Выбрать главу

Жил мальчик, главным образом, в городе Бежецке, на воспитании бабушки со стороны отца, Анны Ивановны. «Конечно, я узнал о гибели отца сразу: очень плакала моя бабушка и такое было беспокойство дома. Прямо мне ничего не говорили, но через какое-то короткое время из отрывочных, скрываемых от меня разговоров я обо всем догадался. И конечно, смерть отца повлияла на меня сильно, как на каждого влияет смерть близкого человека. Бабушка и моя мама были уверены в нелепости предъявленных отцу обвинений. И его безвинная гибель, как я почувствовал позже, делала их горе безутешным. Заговора не было, и уже поэтому отец участвовать в нем не мог. Да и на заговорщицкую деятельность у него просто не было времени. Но следователь – им был Якобсон – об этом не хотел и думать…», – вспоминал Лев Николаевич о трагическом 1921-м годе.

С мамой и бабушкой

После гибели отца его даже пыталась усыновить Лариса Рейснер – бывшая возлюбленная Николая Гумилёва и, по иронии судьбы, ставшая прообразом Комиссара в известной пьесе Всеволода Вишневского «Оптимистическая трагедия». Предлагала усыновление и тетка Александра Степановна Сверчкова, собиравшаяся дать племяннику свою фамилию, ибо носить фамилию осужденного небезопасно. Но он остался Гумилевым. И все большую роль в его жизни стала играть мать.

«К маме я приехал уже позже, когда мне было 17 лет (это был 1929 год), и кончил школу уже в Ленинграде. Но жить мне, надо сказать, в этой квартире, которая принадлежала Пунину, сотруднику Русского музея, было довольно скверно, потому что ночевал я в коридоре, на сундуках. Коридор не отапливался, был холодный. А мама уделяла мне внимание только для того, чтобы заниматься со мной французским языком. Но при ее антипедагогических способностях я очень трудно это воспринимал и доучил французский язык, уже когда поступил в университет», – снова мы обращаемся к воспоминаниям Льва Николаевича.

Осип Мандельштам говорил о нем Ахматовой: «Вам будет трудно его уберечь, в нем есть ГИБЕЛЬНОСТЬ». Потом в этом видели пророчество.

Отношения матери и сына никогда не были безоблачными.

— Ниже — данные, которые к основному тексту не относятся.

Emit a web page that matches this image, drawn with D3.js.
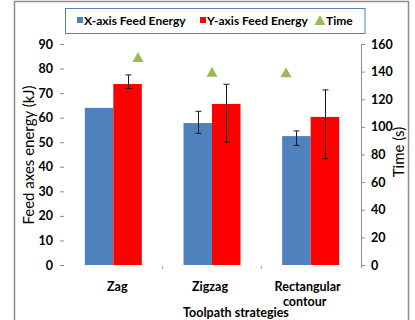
<!DOCTYPE html>
<html><head><meta charset="utf-8">
<script src="https://cdn.jsdelivr.net/npm/d3@7"></script>
<style>body{margin:0;background:#fff}svg{display:block}text{font-family:Lato,"Open Sans",sans-serif}</style>
</head><body><svg id="c" width="415" height="320"></svg>
<script>
const categories = ["Zag", "Zigzag", "Rectangular contour"];
const xFeedEnergy = [64, 57.8, 52.5];
const yFeedEnergy = [73.7, 65.6, 60.3];
const xErrLow = [null, 53.6, 48.7];
const xErrHigh = [null, 62.6, 54.6];
const yErrLow = [71.9, 50.0, 43.3];
const yErrHigh = [77.4, 73.6, 71.3];
const timeValues = [150.5, 140, 139.5];
const leftTicks = [0, 10, 20, 30, 40, 50, 60, 70, 80, 90];
const rightTicks = [0, 20, 40, 60, 80, 100, 120, 140, 160];
const seriesNames = ["X-axis Feed Energy", "Y-axis Feed Energy", "Time"];

const BLUE = "#4F81BD", RED = "#FF0000", GREEN = "#9BBB59";
const svg = d3.select("#c");
const L = 64, R = 360, T = 44, B = 265;

svg.append("rect").attr("x", 14.5).attr("y", 1.5).attr("width", 394).attr("height", 330)
  .attr("fill", "none").attr("stroke", "#8c8c8c").attr("stroke-width", 1.5);

const x = d3.scaleBand().domain(categories).range([L, R]).paddingInner(0).paddingOuter(0);
const xTime = d3.scaleLinear().domain([-1, 3]).range([L, R]);
const yL = d3.scaleLinear().domain([0, 90]).range([B, T]);
const yR = d3.scaleLinear().domain([0, 160]).range([B, T]);
const barW = 28.5;

// left axis
const gl = svg.append("g").attr("transform", `translate(${L},0)`)
  .call(d3.axisLeft(yL).tickValues(leftTicks).tickSize(4).tickPadding(7));
gl.select(".domain").remove();
gl.selectAll(".tick line").attr("stroke", "#8c8c8c").attr("x1", -4).attr("x2", 0);
gl.selectAll(".tick text").attr("font-size", 12.5).attr("font-weight", "bold").attr("fill", "#000");

// right axis
const gr = svg.append("g").attr("transform", `translate(${R + 1},0)`)
  .call(d3.axisRight(yR).tickValues(rightTicks).tickSize(4).tickPadding(6));
gr.select(".domain").attr("stroke", "#8c8c8c").attr("d", `M0.5,${T}V${B + 3}`);
gr.selectAll(".tick line").attr("stroke", "#8c8c8c");
gr.selectAll(".tick text").attr("font-size", 12.5).attr("font-weight", "bold").attr("fill", "#000");

// x axis category ticks (between bands)
const boundaries = categories.slice(1).map(c => x(c));
svg.selectAll(".xt").data(boundaries).enter().append("line")
  .attr("x1", d => d).attr("x2", d => d).attr("y1", B + 1).attr("y2", B + 4)
  .attr("stroke", "#a0a0a0");

// bars
svg.selectAll(".bx").data(categories).enter().append("rect")
  .attr("x", c => x(c) + x.bandwidth() / 2 - barW).attr("width", barW)
  .attr("y", (c, i) => yL(xFeedEnergy[i])).attr("height", (c, i) => B - yL(xFeedEnergy[i]))
  .attr("fill", BLUE);
svg.selectAll(".by").data(categories).enter().append("rect")
  .attr("x", c => x(c) + x.bandwidth() / 2).attr("width", barW)
  .attr("y", (c, i) => yL(yFeedEnergy[i])).attr("height", (c, i) => B - yL(yFeedEnergy[i]))
  .attr("fill", RED);

// error bars
function errBars(low, high, offset) {
  categories.forEach((c, i) => {
    if (low[i] == null) return;
    const cx = Math.round(x(c) + x.bandwidth() / 2 + offset) + 0.5;
    const g = svg.append("g").attr("stroke", "#1a1a1a").attr("stroke-width", 1);
    g.append("line").attr("x1", cx).attr("x2", cx).attr("y1", yL(low[i])).attr("y2", yL(high[i]));
    g.append("line").attr("x1", cx - 3).attr("x2", cx + 3).attr("y1", yL(low[i])).attr("y2", yL(low[i]));
    g.append("line").attr("x1", cx - 3).attr("x2", cx + 3).attr("y1", yL(high[i])).attr("y2", yL(high[i]));
  });
}
errBars(xErrLow, xErrHigh, -barW / 2);
errBars(yErrLow, yErrHigh, barW / 2);

// time triangles
const tri = (cx, cy) => `M${cx},${cy - 5}L${cx + 5.5},${cy + 5}L${cx - 5.5},${cy + 5}Z`;
svg.selectAll(".tm").data(timeValues).enter().append("path")
  .attr("d", (v, i) => tri(xTime(i), yR(v))).attr("fill", GREEN);

// category labels
const catG = svg.append("g").attr("font-size", 12.5).attr("font-weight", "bold").attr("text-anchor", "middle");
catG.append("text").attr("x", x("Zag") + x.bandwidth() / 2 + 4).attr("y", 291).text("Zag");
catG.append("text").attr("x", x("Zigzag") + x.bandwidth() / 2 - 2).attr("y", 291).text("Zigzag");
const rc = catG.append("text").attr("x", x("Rectangular contour") + x.bandwidth() / 2 - 3).attr("y", 291);
rc.append("tspan").text("Rectangular");
rc.append("tspan").attr("x", x("Rectangular contour") + x.bandwidth() / 2 - 6).attr("dy", 15).text("contour");

// axis titles
svg.append("text").attr("x", 236).attr("y", 317).attr("text-anchor", "middle")
  .attr("font-size", 12.5).attr("font-weight", "bold").text("Toolpath strategies");
svg.append("text").attr("transform", "translate(34,155) rotate(-90)").attr("text-anchor", "middle")
  .attr("font-size", 15).text("Feed axes energy (kJ)");
svg.append("text").attr("transform", "translate(404,152) rotate(-90)").attr("text-anchor", "middle")
  .attr("font-size", 15).text("Time (s)");

// legend
svg.append("rect").attr("x", 65.5).attr("y", 8.5).attr("width", 299.5).attr("height", 25)
  .attr("fill", "#fff").attr("stroke", "#4F81BD").attr("stroke-width", 1);
const lg = svg.append("g").attr("font-size", 12).attr("font-weight", "bold");
const legendX = [77, 200, 317];
[BLUE, RED].forEach((col, i) => {
  lg.append("rect").attr("x", legendX[i]).attr("y", 17).attr("width", 6).attr("height", 6).attr("fill", col);
});
lg.append("path").attr("d", tri(legendX[2] + 3, 20)).attr("fill", GREEN);
seriesNames.forEach((n, i) => {
  lg.append("text").attr("x", legendX[i] + 7 + (i === 2 ? 2 : 0)).attr("y", 24.5).text(n);
});
</script></body></html>
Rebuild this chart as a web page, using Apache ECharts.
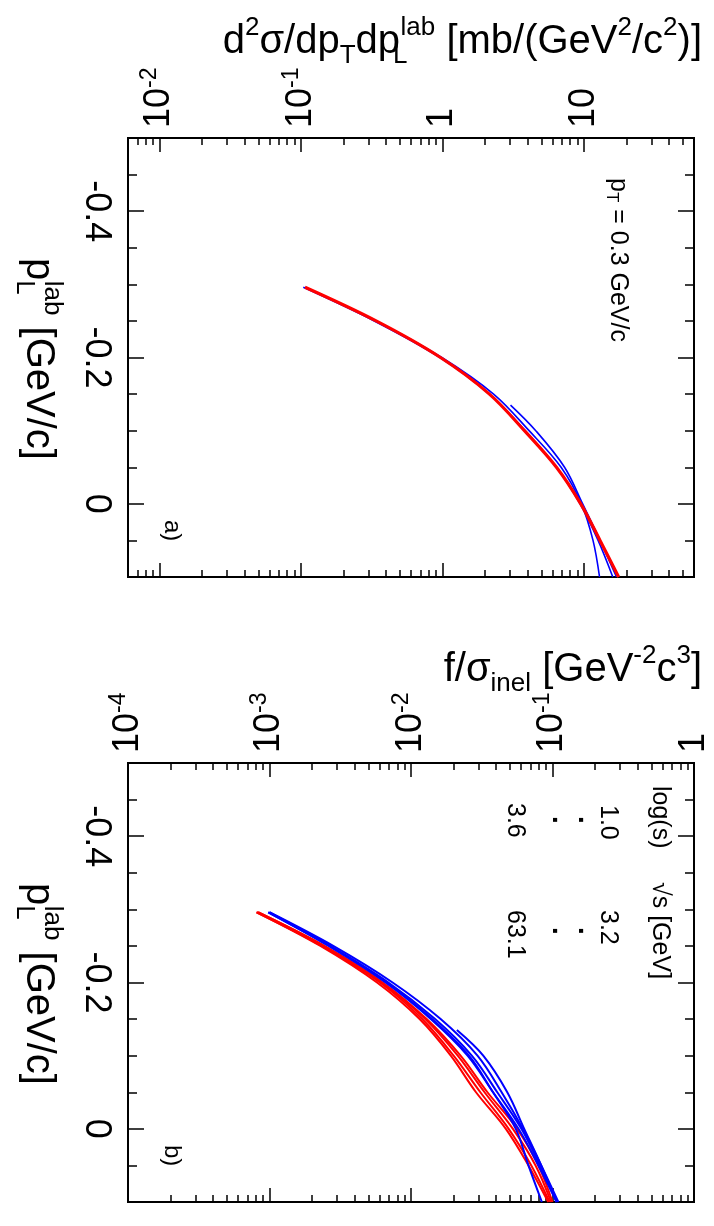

О встрече с Ахматовой в Москве после второго лагерного срока Гумилев вспоминал, не скрывая обиды: «Она встретила меня очень холодно. Она отправила меня в Ленинград, а сама осталась в Москве, чтобы, очевидно, не прописывать меня. <…> Я приписываю это изменение влиянию ее окружения, которое создалось за время моего отсутствия, а именно ее новым знакомым и друзьям: Зильберману, Ардову и его семье, Эмме Григорьевне Герштейн, писателю Липкину и многим другим, имена которых я даже теперь не вспомню, но которые ко мне, конечно, положительно не относились». Здесь он эмоционален, необъективен. Лев Николаевич и сам держался с этой публикой конфликтно. Это объяснимо: судьба его смолоду не баловала.

Николай Степанович Гумилев

Лидия Чуковская сетовала: «Вернувшись, я отправилась с докладом к Нине Антоновне, и она рассказала мне горькие вещи. Я, конечно, давно уже чувствовала, что между Лёвой и Анной Андреевной неладно, – однако чувствовать или услыхать – большая разница. То, что сказано было мне в больнице Анной Андреевной, теперь вполне подтвердила Нина. Лёва и в самом деле верит, будто он пробыл в лагере так долго из-за равнодушия и бездействия Анны Андреевны.

Я – многолетняя свидетельница ее упорных, неотступных хлопот, ее борьбы за него. Больше, чем хлопот, то есть писем, заявлений, ходатайств через посредство влиятельных лиц. Всю свою жизнь она подчинила Лёвиной каторге, всё, даже на такое унижение пошла, как стихи в честь Сталина, как ответ английским студентам. И от драгоценнейшей для себя встречи отказалась, боясь повредить ему. И сотни строк перевела, чтобы заработать на посылки ему, сотни строк переводов, истребляющих собственные стихи.

А Лёва, воротившись, ее же и винит!.. Но, подумала я, искалечен он не только лагерем: и юностью, и детством. Между родителями – разлад. Отец расстрелян. Нищета. Отчим. Он – обожаемый внук, единственный и любимый сын, но оба родителя вечно были заняты более своею междоусобицей, чем им; мать – «…измученная славой, / Любовью, жизнью, клеветой», – не это ли давнее, болезненное детское чувство своей непервостепенности он теперь вымещает на ней?